他似乎听见了虞望宵的哑声提醒,似乎又没听见,朦朦胧胧沉浸在那双深渊似的幽黑瞳眸里。
柔软滑腻的生理性泪水悄然顺沿眼尾溢出,透着皎月般光怪陆离的奇异色泽,又被短促密集的吻所尽数带走,细细品味了许久。
他们似乎对彼此持有着同样旺盛的食欲,是近乎于本能的欲望,一旦诱发就像极了点燃炸药的引线,久久难以收场。
时间流逝的速度犹如洪水奔涌,将挂在枝头的月亮冲上了正南方的漆黑夜空。
现在是半夜十二点,那轮满月的亮面完完整整洒落在地球表面。
接吻一个小时这种听起来无比荒谬的行为,居然是真的可以轻松实现的,而且回想起来竟然也毫无实感。
“……呼。”
这是一声满足的叹息,同时也是无论如何也难以餍足的感慨。
林将夜兀自发了会儿呆,随后盯着躺在身侧的虞望宵,不由分说就把腿重重搭在他的腿上,然后抬手拨弄他脸侧湿润的碎发,一点点缠在指尖,故意绕成几簇弯绕的小卷。

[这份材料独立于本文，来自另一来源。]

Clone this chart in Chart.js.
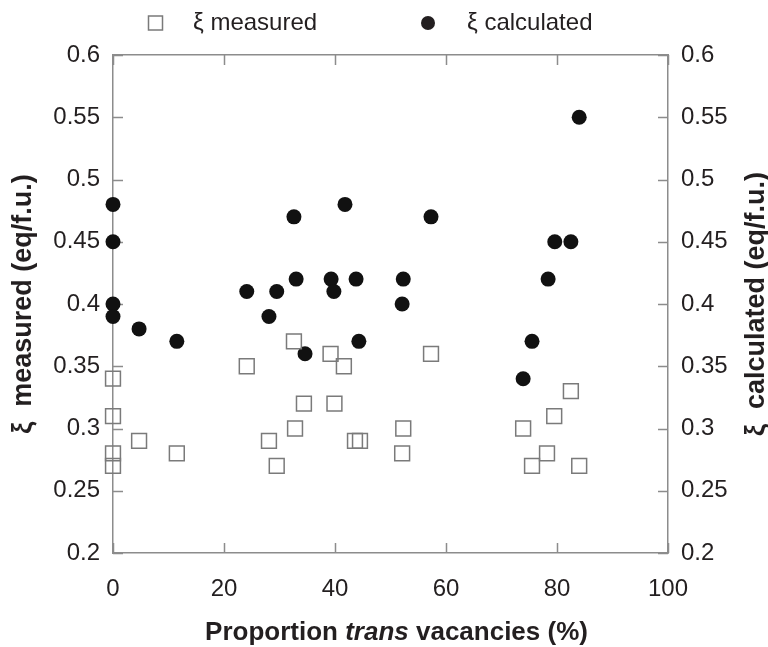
<!DOCTYPE html>
<html>
<head>
<meta charset="utf-8">
<script src="https://cdn.jsdelivr.net/npm/chart.js@4"></script>
<style>
  html, body { margin: 0; padding: 0; background: #fff; overflow: hidden; }
  canvas { display: block; }
</style>
</head>
<body>
<canvas id="xiChart" width="768" height="647"></canvas>
<script>
// Values
const measuredX = [0, 0, 0, 0, 4.7, 11.5, 24.1, 28.1, 29.5, 32.6, 32.8, 34.4, 39.2, 39.9, 41.6, 43.6, 44.5, 52.3, 52.1, 57.3, 73.9, 75.5, 78.2, 79.5, 82.5, 84];
const measuredY = [0.34, 0.31, 0.28, 0.27, 0.29, 0.28, 0.35, 0.29, 0.27, 0.37, 0.30, 0.32, 0.36, 0.32, 0.35, 0.29, 0.29, 0.30, 0.28, 0.36, 0.30, 0.27, 0.28, 0.31, 0.33, 0.27];
const calculatedX = [0, 0, 0, 0, 4.7, 11.5, 24.1, 28.1, 29.5, 32.6, 33, 34.6, 39.3, 39.8, 41.8, 43.8, 44.3, 52.3, 52.1, 57.3, 73.9, 75.5, 78.4, 79.6, 82.5, 84];
const calculatedY = [0.48, 0.45, 0.40, 0.39, 0.38, 0.37, 0.41, 0.39, 0.41, 0.47, 0.42, 0.36, 0.42, 0.41, 0.48, 0.42, 0.37, 0.42, 0.40, 0.47, 0.34, 0.37, 0.42, 0.45, 0.45, 0.55];

const xMin = 0, xMax = 100, xStep = 20;
const yMin = 0.2, yMax = 0.6, yStep = 0.05;

const seriesLabels = ['\u03BE measured', '\u03BE calculated'];
const leftTitle = '\u03BE  measured (eq/f.u.)';
const rightTitle = '\u03BE  calculated (eq/f.u.)';

const FONT = "'Liberation Sans', Arial, sans-serif";
const textColor = '#231f20';
const axisColor = '#8c8c8c';
const squareColor = '#7a7a7a';

function toPoints(xs, ys) {
  return xs.map((x, i) => ({ x: x, y: ys[i] }));
}

// inward tick marks on all four sides
const innerTicks = {
  id: 'innerTicks',
  beforeDatasetsDraw(chart) {
    const { ctx, chartArea: a, scales } = chart;
    const len = 10;
    ctx.save();
    ctx.strokeStyle = axisColor;
    ctx.lineWidth = 1.5;
    ctx.beginPath();
    scales.x.ticks.forEach(t => {
      const px = Math.round(scales.x.getPixelForValue(t.value)) + 0.5;
      ctx.moveTo(px, a.bottom); ctx.lineTo(px, a.bottom - len);
      ctx.moveTo(px, a.top); ctx.lineTo(px, a.top + len);
    });
    scales.y.ticks.forEach(t => {
      const py = Math.round(scales.y.getPixelForValue(t.value)) + 0.5;
      ctx.moveTo(a.left, py); ctx.lineTo(a.left + len, py);
      ctx.moveTo(a.right, py); ctx.lineTo(a.right - len, py);
    });
    ctx.stroke();
    ctx.restore();
  }
};

// legend, x title with italic "trans", right title reading upward
const extraText = {
  id: 'extraText',
  afterDraw(chart) {
    const { ctx, chartArea: a } = chart;
    ctx.save();
    ctx.fillStyle = textColor;
    ctx.textBaseline = 'middle';

    // legend
    const ly = 23;
    ctx.font = '24px ' + FONT;
    ctx.strokeStyle = squareColor;
    ctx.lineWidth = 1.5;
    ctx.strokeRect(148.5, ly - 7, 14, 14);
    ctx.fillText(seriesLabels[0], 193, ly);
    ctx.beginPath();
    ctx.arc(428, ly, 7, 0, Math.PI * 2);
    ctx.fill();
    ctx.fillText(seriesLabels[1], 467, ly);

    // x axis title
    const parts = [
      ['Proportion ', 'bold 26px ' + FONT],
      ['trans', 'italic bold 26px ' + FONT],
      [' vacancies (%)', 'bold 26px ' + FONT]
    ];
    let total = 0;
    parts.forEach(p => { ctx.font = p[1]; total += ctx.measureText(p[0]).width; });
    let tx = (a.left + a.right) / 2 + 6 - total / 2;
    ctx.textAlign = 'left';
    parts.forEach(p => {
      ctx.font = p[1];
      ctx.fillText(p[0], tx, 633);
      tx += ctx.measureText(p[0]).width;
    });

    // right axis title
    ctx.translate(757, (a.top + a.bottom) / 2);
    ctx.rotate(-Math.PI / 2);
    ctx.textAlign = 'center';
    ctx.font = 'bold 27px ' + FONT;
    ctx.fillText(rightTitle, 0, 0);
    ctx.restore();
  }
};

const yTickLabel = v => String(+v.toFixed(2));

new Chart(document.getElementById('xiChart'), {
  type: 'scatter',
  data: {
    datasets: [{
      label: seriesLabels[0],
      data: toPoints(measuredX, measuredY),
      pointStyle: 'rect',
      pointRadius: 10.5,
      pointHoverRadius: 10.5,
      borderColor: squareColor,
      borderWidth: 1.5,
      backgroundColor: 'rgba(0,0,0,0)',
      clip: false,
      yAxisID: 'y'
    }, {
      label: seriesLabels[1],
      data: toPoints(calculatedX, calculatedY),
      pointStyle: 'circle',
      pointRadius: 7.5,
      pointHoverRadius: 7.5,
      borderWidth: 0,
      backgroundColor: '#111111',
      clip: false,
      yAxisID: 'y2'
    }]
  },
  options: {
    responsive: false,
    animation: false,
    events: [],
    layout: { padding: { top: 55, left: 4, right: 40, bottom: 43 } },
    plugins: {
      legend: { display: false },
      tooltip: { enabled: false }
    },
    scales: {
      x: {
        type: 'linear',
        position: 'bottom',
        min: xMin,
        max: xMax,
        afterFit: s => { s.height = 51; },
        ticks: { stepSize: xStep, padding: 22, color: textColor, font: { family: FONT, size: 24 } },
        grid: { drawOnChartArea: false, drawTicks: false },
        border: { color: axisColor, width: 1.5 }
      },
      x2: {
        type: 'linear',
        position: 'top',
        min: xMin,
        max: xMax,
        afterFit: s => { s.height = 0; },
        ticks: { display: false },
        grid: { drawOnChartArea: false, drawTicks: false },
        border: { color: axisColor, width: 1.5 }
      },
      y: {
        type: 'linear',
        position: 'left',
        min: yMin,
        max: yMax,
        afterFit: s => { s.width = 109; },
        ticks: { stepSize: yStep, padding: 13, color: textColor, font: { family: FONT, size: 24 }, callback: yTickLabel },
        grid: { drawOnChartArea: false, drawTicks: false },
        border: { color: axisColor, width: 1.5 },
        title: {
          display: true,
          text: leftTitle,
          color: textColor,
          font: { family: FONT, size: 27, weight: 'bold' },
          padding: { top: 3, bottom: 14 }
        }
      },
      y2: {
        type: 'linear',
        position: 'right',
        min: yMin,
        max: yMax,
        afterFit: s => { s.width = 60; },
        ticks: { stepSize: yStep, padding: 13, color: textColor, font: { family: FONT, size: 24 }, callback: yTickLabel },
        grid: { drawOnChartArea: false, drawTicks: false },
        border: { color: axisColor, width: 1.5 }
      }
    }
  },
  plugins: [innerTicks, extraText]
});
</script>
</body>
</html>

虞望宵没有反抗,弯着唇稍稍偏头,任由他莫名其妙突然把自己当成玩具摆弄,仿佛又恢复到一如往常的温和状态。
但林将夜不太确定,曲着膝盖顶了顶他的大腿,凑近了些贴在他耳边嘀嘀咕咕,嗓音弥留着接吻带来的柔软调调:“虞望宵,我跟你说,其实我就是一个圆圆的团子,特别圆。按照人类的审美,算很可爱的那一款,你会喜欢的。”